A predictable no surprise market

Mid-week market update: Subscribers received an alert last Friday that I had turned tactically cautious on the market. So far, this has been a fairly predictable market with few surprises.

Rob Hanna at Quantifiable Edges documented how stock prices have been during FOMC days when the SPX closed at a 20-day high the day before. That’s because the market had risen in anticipation of a positive announcement from the Fed, and the reaction is at best a coin toss.
 

 

Today’s roller coaster market action was no surprise. That said, the late day rally was likely sparked by a misinterpretation of Powell’s comment about the balance sheet which traders took to mean another round of quantitative easing is imminent. . As a reminder, “organic balance sheet growth”, which is the term Powell used, is not quantitative easing.
 

Market internals tilt bearish

Market internals are not supportive of further strength after the recent upside breakout from resistance. I had observed that the relative strength of the top 5 sectors are trading heavy.
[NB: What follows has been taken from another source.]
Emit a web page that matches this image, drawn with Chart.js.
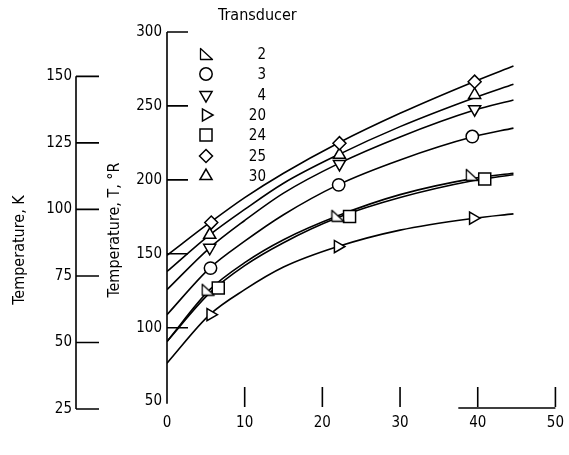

Of the five, only one (financials) is displaying positive relative performance, and since that sector`s relative returns have been highly correlated with the 2s10s yield curve, financial leadership was no surprise. That said, today’s flatten the yield curve market reaction will create some headwinds for this sector. Overall, 3 of the other 5 sectors are underperforming, with one (healthcare) possibly stabilizing. Since these five sectors comprise just under 70% of total index weight, it is difficult to envisage how the market could rise on a sustainable basis without the bullish participation of a majority of them.
 

 

In addition, the VIX Index is also setting up for a volatility spike. In the past, oversold readings on the 5-day RSI have been setups for a rise in the index, and RSI recycled from oversold to neutral on Monday. The near-term upside target for the VIX is 17.5 to 19.5. As stock prices tend to be inversely correlated with volatility, this is a bearish signal for equities.
 

 

While the bulls have pointed to the new highs reached by the NYSE Advance-Decline Line, other internals are flashing cautionary signals. The net new highs for the NYSE, SPX and NDX are all showing patterns of lower highs and lower lows even as the market broke out.
 

 

So far, these are not surprises. The universe is unfolding as it should. The only question is whether support at 2960 holds, and whether support breaks, which fills the the gap at 2940-2960.
 

Sentiment nearing a crowded long

Lastly, I would point out that the latest update of II Sentiment shows that net bulls and bears have recovered to levels that are nearing bullish excesses. This is another sign of a setup for a short-term downdraft.
 

 

My inner investor remains cautiously positioned, and he is underweight equities relative to his investment targets. My inner trader initiated a small short position last Friday.

Disclosure: Long SPXU

 

8 thoughts on “A predictable no surprise market

  1. Energy remains a dark horse on the side. A spike in energy is long overdue. Most oil majors are parts of index complex, plus oil is only 5% or so of the S&P 500.